India and Russia gave the green light on Friday to a long-delayed joint project to develop a Military Transport Aircraft, Russia's United Aircraft Corporation (OAK) said after the signing ceremony in New Delhi.

"A contract was signed by the client, the joint Indian-Russian MTAL venture, and the contractors, Hindustan Aeronautics Ltd (HAL) and Russia's United Aircraft Corporation Transport Planes (OAK-TS)," OAK said.

The signing gives an official start to the project, the technical details of which have been approved by the Indian and Russian defense ministries.

"A long and complex preparatory phase in every sense has been completed for the project, the first Indian-Russian transport aircraft, which involves joint financing and workshare, and creation from scratch of a new plane for the air forces of both nations," OAK said in a statement.

A large group of Indian aerospace engineers will arrive in Moscow in the near future to start work on the program.

MTA will be a twin-engine light transport with a wingspan of around 100 feet (30 m), capable of carrying 18-20 ton payloads, with a maximum take-off weight of 65 tons, and speed of 500 mp/h.

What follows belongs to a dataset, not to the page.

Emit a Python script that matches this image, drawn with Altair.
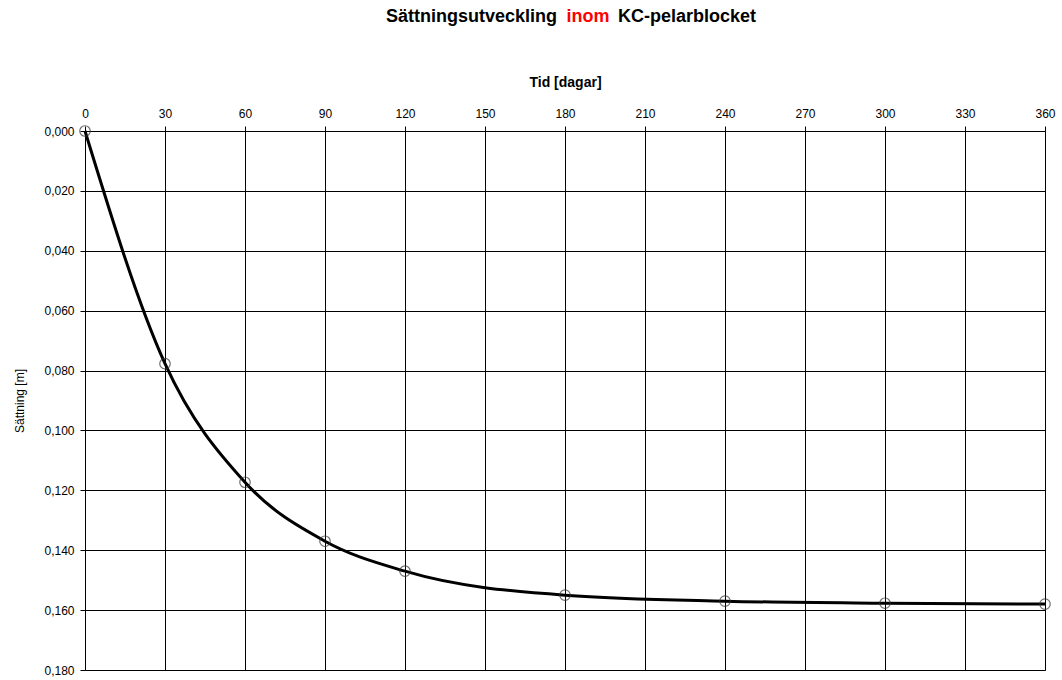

The aircraft is designed to replace the BAe 748 and Antonov An-32 in Indian service and An-12, An-26 and An-30 in Russian service.

The program has had a protracted development so far. Indian daily The Hindu reported previously that Defense Minister A.K. Antony had expressed concerns over delays in the project. The paper cited sources saying further delays would be likely to be advantageous for rival aircraft such as Embraer's KC 390 which is expected to be ready in 2014.

“It has taken the two nations a decade in effect to launch the project, and as the OAK statement alludes to this has been a 'long and complex preparatory phase,'" said Douglas Barrie, an air warfare analyst with the London-based International Institute for Strategic Studies. "The hope must be this is not now replicated in the development phase. Both countries have had a long-standing requirement for an aircraft in this class, but there has been a lack of urgency in moving to meet this.”